> _Supplied material_
________________

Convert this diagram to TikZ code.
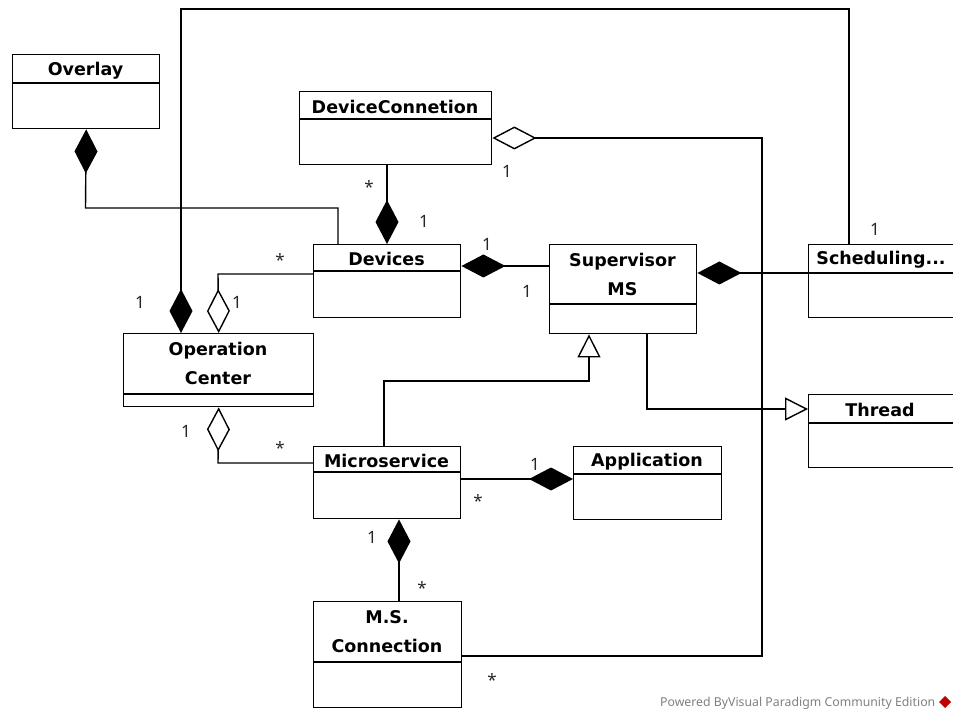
\documentclass[tikz,border=0pt]{standalone}
\usepackage{fontspec}
\setmainfont{Noto Sans}
\newfontfamily\titlefont{DejaVu Sans}[BoldFont={DejaVu Sans Bold}]
\usetikzlibrary{arrows.meta,calc}
\begin{document}
\begin{tikzpicture}[x=1pt,y=-1pt,
  line width=1.4pt,
  cls/.style={draw, rectangle, inner sep=0pt, anchor=north west, fill=white},
  ttl/.style={font=\titlefont\bfseries\fontsize{17.5}{29}\selectfont, align=center, inner sep=0pt},
  mult/.style={font=\fontsize{17}{20}\selectfont, inner sep=0pt, text=black!85},
  fdia/.style={{Diamond[length=44pt,width=23pt,fill=black]}-},
  odia/.style={{Diamond[length=44pt,width=23pt,open]}-},
  gen/.style={-{Triangle[length=23pt,width=23pt,open]}},
  wm/.style={font=\fontsize{12.3}{14}\selectfont, text=black!50, inner sep=0pt}
]
\useasboundingbox (0,0) rectangle (953,711);
\clip (0,0) rectangle (953,711);

% ---------- classes ----------
\node[cls, minimum width=147, minimum height=74] (overlay) at (12,54) {};
\draw (12,83) -- (159,83);
\node[ttl] (tOverlay) at (85.5,71) {Overlay};

\node[cls, minimum width=192, minimum height=73] (devconn) at (299,91) {};
\draw (299,119) -- (491,119);
\node[ttl] (tDevconn) at (395,107) {DeviceConnetion};

\node[cls, minimum width=147, minimum height=73] (devices) at (313,244) {};
\draw (313,271) -- (460,271);
\node[ttl] (tDevices) at (386.5,259) {Devices};

\node[cls, minimum width=147, minimum height=89] (superv) at (549,244) {};
\draw (549,304) -- (696,304);
\node[ttl] (tSuperv) at (622.5,274) {Supervisor\\MS};

\node[cls, minimum width=147, minimum height=73] (sched) at (808,244) {};
\draw (808,273) -- (955,273);
\node[ttl] (tSched) at (881,260) {Scheduling...};

\node[cls, minimum width=190, minimum height=73] (opc) at (123,333) {};
\draw (123,394) -- (313,394);
\node[ttl] (tOpc) at (218,363) {Operation\\Center};

\node[cls, minimum width=147, minimum height=73] (thread) at (808,394) {};
\draw (808,423) -- (955,423);
\node[ttl] (tThread) at (880,410) {Thread};

\node[cls, minimum width=147, minimum height=72] (micro) at (313,446) {};
\draw (313,472) -- (460,472);
\node[ttl] (tMicro) at (386.5,461) {Microservice};

\node[cls, minimum width=148, minimum height=73] (app) at (573,446) {};
\draw (573,474) -- (721,474);
\node[ttl] (tApp) at (647,462) {Application};

\node[cls, minimum width=148, minimum height=106] (msconn) at (313,601) {};
\draw (313,662) -- (461,662);
\node[ttl] (tMsconn) at (387,632) {M.S.\\Connection};

% ---------- helper coordinates ----------
\coordinate (c1) at (85.5,208);
\coordinate (c2) at (338,208);
\coordinate (c3) at (181,9);
\coordinate (c4) at (849,9);
\coordinate (c5) at (762,138);
\coordinate (c6) at (762,656);
\coordinate (c7) at (218,274);
\coordinate (c8) at (218,463);
\coordinate (c9) at (384,381);
\coordinate (c10) at (589,381);
\coordinate (c11) at (647,409);

% ---------- connectors ----------
\draw[fdia] (overlay.south) -- (c1) -- (c2) -- (c2 |- devices.north);
\draw[fdia] (opc.north -| c3) -- (c3) -- (c4) -- (c4 |- sched.north);
\draw[fdia] (devices.north -| 387,0) -- (devconn.south -| 387,0);
\draw[odia] (devconn.east |- c5) -- (c5) -- (c6) -- (c6 -| msconn.east);
\draw[fdia] (devices.east |- 0,266) -- (superv.west |- 0,266);
\draw[fdia] (superv.east |- 0,273) -- (sched.west |- 0,273);
\draw[odia] (opc.north) -- (c7) -- (c7 -| devices.west);
\draw[gen] (micro.north -| c9) -- (c9) -- (c10) -- (c10 |- superv.south);
\draw[gen] (superv.south -| c11) -- (c11) -- (c11 -| thread.west);
\draw[odia] (opc.south) -- (c8) -- (c8 -| micro.west);
\draw[fdia] (app.west |- 0,479) -- (micro.east |- 0,479);
\draw[fdia] (micro.south -| 399,0) -- (msconn.north -| 399,0);

% ---------- multiplicities ----------
\node[mult] (m1) at (875,229) {1};
\node[mult] (m2) at (140,302) {1};
\node[mult] (m3) at (237,302) {1};
\node[mult] (m4) at (280,260) {*};
\node[mult] (m5) at (369,187) {*};
\node[mult] (m6) at (424,221) {1};
\node[mult] (m7) at (507,171) {1};
\node[mult] (m8) at (487,244) {1};
\node[mult] (m9) at (527,291) {1};
\node[mult] (m10) at (186,431) {1};
\node[mult] (m11) at (280,448) {*};
\node[mult] (m12) at (478,501) {*};
\node[mult] (m13) at (535,464) {1};
\node[mult] (m14) at (372,537) {1};
\node[mult] (m15) at (422,588) {*};
\node[mult] (m16) at (492,680) {*};

% ---------- watermark ----------
\node[wm, anchor=east] (wmtext) at (936,703) {Powered ByVisual Paradigm Community Edition};
\fill[red!75!black] (945,696) -- (951,702) -- (945,708) -- (939,702) -- cycle;
\end{tikzpicture}
\end{document}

________________

Retype everything in the material word for word, minus pictures.

> _Finished exercise_
Convert this diagram to TikZ code.
\documentclass[tikz,border=0pt]{standalone}
\usepackage{fontspec}
\setmainfont{Noto Sans}
\newfontfamily\titlefont{DejaVu Sans}[BoldFont={DejaVu Sans Bold}]
\usetikzlibrary{arrows.meta,calc}
\begin{document}
\begin{tikzpicture}[x=1pt,y=-1pt,
  line width=1.4pt,
  cls/.style={draw, rectangle, inner sep=0pt, anchor=north west, fill=white},
  ttl/.style={font=\titlefont\bfseries\fontsize{17.5}{29}\selectfont, align=center, inner sep=0pt},
  mult/.style={font=\fontsize{17}{20}\selectfont, inner sep=0pt, text=black!85},
  fdia/.style={{Diamond[length=44pt,width=23pt,fill=black]}-},
  odia/.style={{Diamond[length=44pt,width=23pt,open]}-},
  gen/.style={-{Triangle[length=23pt,width=23pt,open]}},
  wm/.style={font=\fontsize{12.3}{14}\selectfont, text=black!50, inner sep=0pt}
]
\useasboundingbox (0,0) rectangle (953,711);
\clip (0,0) rectangle (953,711);

% ---------- classes ----------
\node[cls, minimum width=147, minimum height=74] (overlay) at (12,54) {};
\draw (12,83) -- (159,83);
\node[ttl] (tOverlay) at (85.5,71) {Overlay};

\node[cls, minimum width=192, minimum height=73] (devconn) at (299,91) {};
\draw (299,119) -- (491,119);
\node[ttl] (tDevconn) at (395,107) {DeviceConnetion};

\node[cls, minimum width=147, minimum height=73] (devices) at (313,244) {};
\draw (313,271) -- (460,271);
\node[ttl] (tDevices) at (386.5,259) {Devices};

\node[cls, minimum width=147, minimum height=89] (superv) at (549,244) {};
\draw (549,304) -- (696,304);
\node[ttl] (tSuperv) at (622.5,274) {Supervisor\\MS};

\node[cls, minimum width=147, minimum height=73] (sched) at (808,244) {};
\draw (808,273) -- (955,273);
\node[ttl] (tSched) at (881,260) {Scheduling...};

\node[cls, minimum width=190, minimum height=73] (opc) at (123,333) {};
\draw (123,394) -- (313,394);
\node[ttl] (tOpc) at (218,363) {Operation\\Center};

\node[cls, minimum width=147, minimum height=73] (thread) at (808,394) {};
\draw (808,423) -- (955,423);
\node[ttl] (tThread) at (880,410) {Thread};

\node[cls, minimum width=147, minimum height=72] (micro) at (313,446) {};
\draw (313,472) -- (460,472);
\node[ttl] (tMicro) at (386.5,461) {Microservice};

\node[cls, minimum width=148, minimum height=73] (app) at (573,446) {};
\draw (573,474) -- (721,474);
\node[ttl] (tApp) at (647,462) {Application};

\node[cls, minimum width=148, minimum height=106] (msconn) at (313,601) {};
\draw (313,662) -- (461,662);
\node[ttl] (tMsconn) at (387,632) {M.S.\\Connection};

% ---------- helper coordinates ----------
\coordinate (c1) at (85.5,208);
\coordinate (c2) at (338,208);
\coordinate (c3) at (181,9);
\coordinate (c4) at (849,9);
\coordinate (c5) at (762,138);
\coordinate (c6) at (762,656);
\coordinate (c7) at (218,274);
\coordinate (c8) at (218,463);
\coordinate (c9) at (384,381);
\coordinate (c10) at (589,381);
\coordinate (c11) at (647,409);

% ---------- connectors ----------
\draw[fdia] (overlay.south) -- (c1) -- (c2) -- (c2 |- devices.north);
\draw[fdia] (opc.north -| c3) -- (c3) -- (c4) -- (c4 |- sched.north);
\draw[fdia] (devices.north -| 387,0) -- (devconn.south -| 387,0);
\draw[odia] (devconn.east |- c5) -- (c5) -- (c6) -- (c6 -| msconn.east);
\draw[fdia] (devices.east |- 0,266) -- (superv.west |- 0,266);
\draw[fdia] (superv.east |- 0,273) -- (sched.west |- 0,273);
\draw[odia] (opc.north) -- (c7) -- (c7 -| devices.west);
\draw[gen] (micro.north -| c9) -- (c9) -- (c10) -- (c10 |- superv.south);
\draw[gen] (superv.south -| c11) -- (c11) -- (c11 -| thread.west);
\draw[odia] (opc.south) -- (c8) -- (c8 -| micro.west);
\draw[fdia] (app.west |- 0,479) -- (micro.east |- 0,479);
\draw[fdia] (micro.south -| 399,0) -- (msconn.north -| 399,0);

% ---------- multiplicities ----------
\node[mult] (m1) at (875,229) {1};
\node[mult] (m2) at (140,302) {1};
\node[mult] (m3) at (237,302) {1};
\node[mult] (m4) at (280,260) {*};
\node[mult] (m5) at (369,187) {*};
\node[mult] (m6) at (424,221) {1};
\node[mult] (m7) at (507,171) {1};
\node[mult] (m8) at (487,244) {1};
\node[mult] (m9) at (527,291) {1};
\node[mult] (m10) at (186,431) {1};
\node[mult] (m11) at (280,448) {*};
\node[mult] (m12) at (478,501) {*};
\node[mult] (m13) at (535,464) {1};
\node[mult] (m14) at (372,537) {1};
\node[mult] (m15) at (422,588) {*};
\node[mult] (m16) at (492,680) {*};

% ---------- watermark ----------
\node[wm, anchor=east] (wmtext) at (936,703) {Powered ByVisual Paradigm Community Edition};
\fill[red!75!black] (945,696) -- (951,702) -- (945,708) -- (939,702) -- cycle;
\end{tikzpicture}
\end{document}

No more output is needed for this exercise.